In Sicilia e Calabria ben una scuola su tre ha necessità di interventi urgenti di manutenzione; inoltre, nelle città capoluogo, negli ultimi 5 anni non è stato costruito nessun nuovo edificio scolastico. 

Sul fronte messa in sicurezza, altro osservato speciale è il centro Italia colpito dal sisma 2016 dove negli ultimi 5 anni, denuncia Legambiente, gli edifici in cui sono stati realizzati interventi di adeguamento sismico sono solo il 3,4%.  

“La transizione ecologica “– ha dichiarato Claudia Cappelletti, responsabile nazionale scuola di Legambiente -passa anche per l’edilizia scolastica e i relativi servizi, ma oggi questo percorso è fin troppo timido e fatica a decollare”.

Efficientamento energetico solo per il 12,7% degli edifici

A livello nazionale, nel 2022 gli edifici costruiti secondo i principi di bioedilizia rimangono relegati al 1,3% del totale. L’efficientamento energetico, pur affrontato da alcune amministrazioni su un numero consistente di edifici di propria pertinenza, riguarda solo il 12,7% del totale degli edifici scolastici tra quelli realizzati negli ultimi 5 anni, distribuito in modo piuttosto disomogeneo. 

Questo a fronte che di tutti gli edifici scolastici, solo il 5,4 % si trova in classe A, mentre ben il 73% in classe E, F e G. 

Nota positiva riguarda invece l’interesse delle amministrazioni (90%) a realizzare comunità energetiche scolastiche. 

Una questione di sicurezza

La maggior parte degli edifici scolastici statali non dispone di tutte le attestazioni relative ai requisiti di sicurezza: le certificazioni sono detenute da poco meno del 40 per cento dei casi.

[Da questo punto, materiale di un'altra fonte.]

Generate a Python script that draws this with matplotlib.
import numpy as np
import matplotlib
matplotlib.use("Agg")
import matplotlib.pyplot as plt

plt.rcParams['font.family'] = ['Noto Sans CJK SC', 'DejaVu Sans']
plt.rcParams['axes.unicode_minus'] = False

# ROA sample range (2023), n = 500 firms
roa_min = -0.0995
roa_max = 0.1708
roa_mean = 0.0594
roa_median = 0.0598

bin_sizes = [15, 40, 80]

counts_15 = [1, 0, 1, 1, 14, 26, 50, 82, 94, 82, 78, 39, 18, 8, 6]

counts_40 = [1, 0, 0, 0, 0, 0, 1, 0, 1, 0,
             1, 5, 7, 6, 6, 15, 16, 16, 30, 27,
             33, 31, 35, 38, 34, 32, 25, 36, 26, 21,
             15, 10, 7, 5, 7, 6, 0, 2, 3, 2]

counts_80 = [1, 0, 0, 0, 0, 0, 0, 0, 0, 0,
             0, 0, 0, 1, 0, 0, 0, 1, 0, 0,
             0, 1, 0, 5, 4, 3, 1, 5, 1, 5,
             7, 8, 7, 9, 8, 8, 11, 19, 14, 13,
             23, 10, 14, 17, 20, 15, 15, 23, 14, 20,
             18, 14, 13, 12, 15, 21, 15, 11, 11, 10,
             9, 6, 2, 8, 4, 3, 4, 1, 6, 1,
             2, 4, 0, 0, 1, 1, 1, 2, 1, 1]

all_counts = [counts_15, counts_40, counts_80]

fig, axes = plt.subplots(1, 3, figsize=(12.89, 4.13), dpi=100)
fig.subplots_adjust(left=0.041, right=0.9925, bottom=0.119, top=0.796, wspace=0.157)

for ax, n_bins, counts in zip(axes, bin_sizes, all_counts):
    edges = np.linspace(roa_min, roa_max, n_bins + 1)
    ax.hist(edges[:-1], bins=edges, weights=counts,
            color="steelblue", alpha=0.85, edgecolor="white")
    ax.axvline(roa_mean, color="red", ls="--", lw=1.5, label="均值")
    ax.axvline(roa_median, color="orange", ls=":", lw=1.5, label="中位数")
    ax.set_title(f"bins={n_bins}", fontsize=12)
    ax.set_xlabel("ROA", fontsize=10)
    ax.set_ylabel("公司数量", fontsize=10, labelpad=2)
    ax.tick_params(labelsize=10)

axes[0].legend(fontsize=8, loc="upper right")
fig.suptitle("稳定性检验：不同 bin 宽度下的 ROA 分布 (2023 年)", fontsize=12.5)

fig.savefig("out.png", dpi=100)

Poco più di un terzo degli edifici scolastici, statali e non, è privo di barriere fisiche, con una forbice di quasi 8 punti tra le regioni del nord e quelle del mezzogiorno a sfavore di quest’ultimo. Solo il 16% delle scuole dispone di “segnalazioni visive” per studenti con sordità o ipoacusia, mentre le “mappe a rilievo e i percorsi tattili“, necessari a rendere gli spazi accessibili agli alunni con cecità o ipovisione, sono presenti solo nell’1,5% delle scuole. Questi i dati del rapporto annuale 2023 Istat

Ma i fondi chi li spende?

Le province autonome di Trento e di Bolzano hanno speso ogni anno risorse pari a oltre il quadruplo del valore nazionale (espresse in rapporto alla popolazione studentesca); in regioni quali Campania, la Sicilia e la Puglia la spesa annua è stata invece inferiore del 40 per cento rispetto al dato italiano.

Lo sottolinea lo studio Per chi suona la campan(ell)a? La dotazione di infrastrutture scolastiche in Italia di Banca d’Italia (a cura di Mauro Bucci, Luigi Gazzano, Elena Gennari, Adele Grompone, Giorgio Ivaldi, Giovanna Messina e Giacomo Ziglio).

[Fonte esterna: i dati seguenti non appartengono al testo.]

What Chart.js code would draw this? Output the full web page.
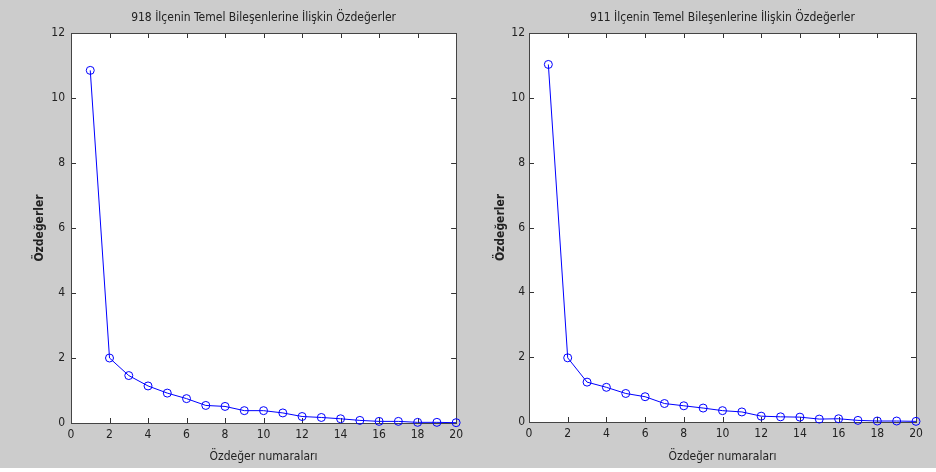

Sotto il profilo dei soggetti erogatori, la quota di risorse spese dal livello di governo centrale tende comunque ad essere più elevata nel Lazio e nelle regioni meridionali. 

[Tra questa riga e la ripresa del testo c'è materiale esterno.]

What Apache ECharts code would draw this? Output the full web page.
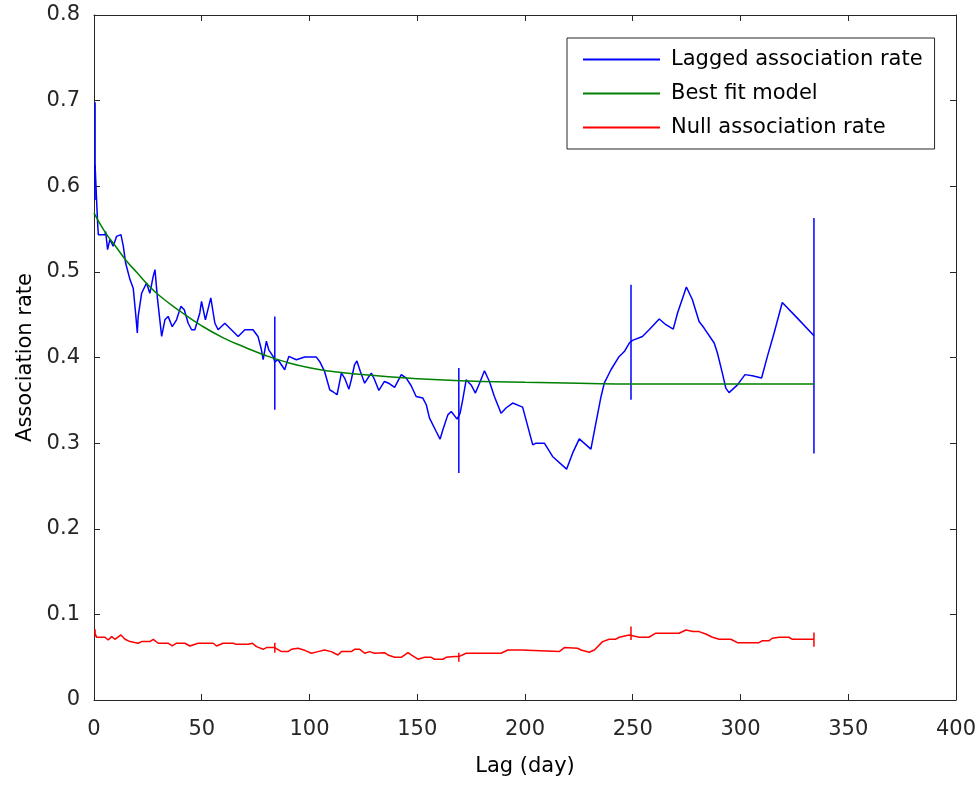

Il punto è che lo stesso occasional paper evidenzia che un’analisi più dettagliata sugli aspetti di natura finanziaria è ostacolata dall’assenza di informazioni a livello micro sulle risorse disponibili per l’edilizia scolastica, considerata la pluralità delle fonti di finanziamento e dei livelli di governo coinvolti. 

Mappare i gap infrastrutturali

Secondo i ricercatori di Banca d’Italia, i dati più recenti sui finanziamenti finora effettivamente assegnati agli enti territoriali mostrano un parziale disallineamento rispetto ai fabbisogni locali, su cui hanno inciso aspetti di una governance molto complessa in materia di edilizia scolastica come anche la scelta di allocare i finanziamenti con procedure competitive basate sulla partecipazione a bandi. 

L’azione di riequilibrio delle misure previste nel Pnrr potrebbe essere agevolata da una mappatura granulare e ad ampio spettro dei gap infrastrutturali.

In altre parole, sapere chiaramente chi ha bisogno di cosa ed entro quando, per non perdere l’occasione di disperdere le uniche risorse attualmente disponibili per rimodernare la scuola italiana.